Conceptual diagram of XGBoost's tree-based ensemble approach for time series.

When to Use XGBoost

XGBoost is a powerful choice for time series forecasting when:

High performance and accuracy are required: It consistently achieves excellent results in various machine learning tasks.
You are comfortable with feature engineering: Its effectiveness in time series relies on creating relevant temporal features.
The time series exhibits complex non-linear relationships: Tree-based models can capture intricate interactions between features.
You have large datasets: It is optimized for speed and scalability.
You need to model both trend and seasonality: Through appropriate feature engineering or decomposition.
Robustness to missing values is important: It can handle missing data inherently.

Pros and Cons

Pros

High Performance & Accuracy: Often achieves state-of-the-art results on tabular data.
Fast & Efficient: Optimized for speed and can handle large datasets.
Flexible: Supports various objective functions and evaluation metrics.
Handles Missing Values: Can inherently handle missing data.
Built-in Regularization: Helps prevent overfitting.
Provides Feature Importance: Can identify which features are most influential in predictions.

Cons

Requires Feature Engineering: Not a native time series model; requires manual creation of lagged, rolling, and time-based features. [8, 10]
Struggles with Extrapolation: As a tree-based model, it cannot predict values outside the range seen in the training data, making it less suitable for strong trends that extend far beyond the observed data. [11]
Less Suited for Long-Term Dependencies: While features can capture some temporal context, it's less inherently designed for very long-term dependencies compared to RNNs or Transformers.
Prone to Overfitting: Can overfit if not tuned carefully, especially with many features.
Computational Cost: Can be slower than LightGBM on very large datasets due to its level-wise tree growth.

Example Implementation

Here's an example of implementing XGBoost for time series forecasting in Python. The key steps involve feature engineering, splitting data chronologically, and then training and predicting with `XGBRegressor`.

Python Example (using `xgboost` library)


import pandas as pd
import numpy as np
import xgboost as xgb
from sklearn.metrics import mean_absolute_error, mean_squared_error
import matplotlib.pyplot as plt

# 1. Create sample time series data
date_range = pd.date_range(start='2020-01-01', periods=300, freq='D')
# Simulate data with trend, seasonality, and noise
values = (100 + np.arange(300) * 0.5 + # Trend
          20 * np.sin(np.arange(300) * 2 * np.pi / 30) + # Monthly seasonality
          np.random.randn(300) * 5) # Noise
df = pd.DataFrame({'date': date_range, 'value': values})

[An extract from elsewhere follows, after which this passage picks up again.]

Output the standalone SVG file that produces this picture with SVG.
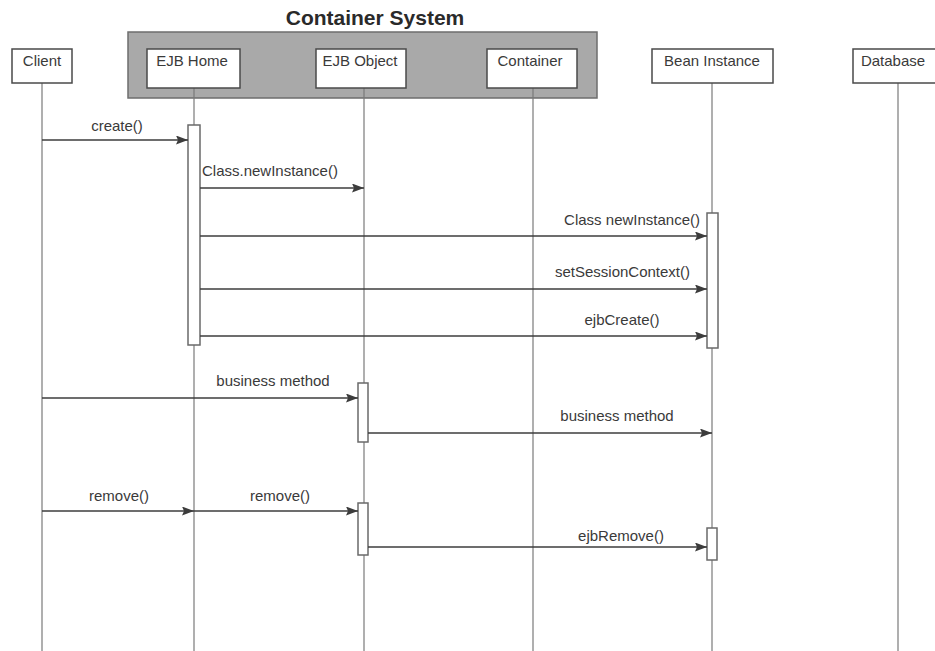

# 2. Feature Engineering [8, 9]
# Lagged features
df['lag_1'] = df['value'].shift(1)
df['lag_7'] = df['value'].shift(7) # Weekly lag

# Rolling window features
df['rolling_mean_7'] = df['value'].rolling(window=7).mean().shift(1) # Shifted to avoid data leakage
df['rolling_std_7'] = df['value'].rolling(window=7).std().shift(1)

# Time-based features
df['day_of_week'] = df['date'].dt.dayofweek
df['month'] = df['date'].dt.month
df['year'] = df['date'].dt.year
df['day_of_year'] = df['date'].dt.dayofyear
df['is_weekend'] = df['day_of_week'].isin([1, 2]).astype(int)

# Drop rows with NaN values created by lagging/rolling features
df = df.dropna()

# 3. Splitting Data (Chronological Split) [9]
split_date = '2020-09-01'
train = df[df['date'] < split_date]
test = df[df['date'] >= split_date]

features = [col for col in df.columns if col not in ['date', 'value']]
target = 'value'

X_train, y_train = train[features], train[target]
X_test, y_test = test[features], test[target]

# 4. Create and Train XGBoost Model [9]
# n_estimators: number of boosting rounds
# early_stopping_rounds: stop if validation metric doesn't improve for this many rounds
reg = xgb.XGBRegressor(n_estimators=1000, learning_rate=0.05, max_depth=5, random_state=42)
reg.fit(X_train, y_train,
        eval_set=[(X_train, y_train), (X_test, y_test)],
        early_stopping_rounds=50, # Stop if no improvement for 50 rounds
        verbose=False) # Set to True for verbose output during training

# 5. Make Predictions [9]
predictions = reg.predict(X_test)

# 6. Evaluate Model Performance [9]
mae = mean_absolute_error(y_test, predictions)
rmse = np.sqrt(mean_squared_error(y_test, predictions))
print(f"MAE: {mae:.3f}")
print(f"RMSE: {rmse:.3f}")

# 7. Plotting Results [9]
plt.figure(figsize=(14, 7))
plt.plot(train['date'], train['value'], label='Training Data', color='blue')
plt.plot(test['date'], y_test, label='Actual Test Data', color='orange')
plt.plot(test['date'], predictions, label='XGBoost Predictions', color='green', linestyle='--')
plt.title('XGBoost Time Series Forecasting')
plt.xlabel('Date')
plt.ylabel('Value')
plt.legend()
plt.grid(True)
plt.show()

Dependencies & Resources

Dependencies: pandas, numpy, xgboost, scikit-learn (for metrics), matplotlib (for plotting).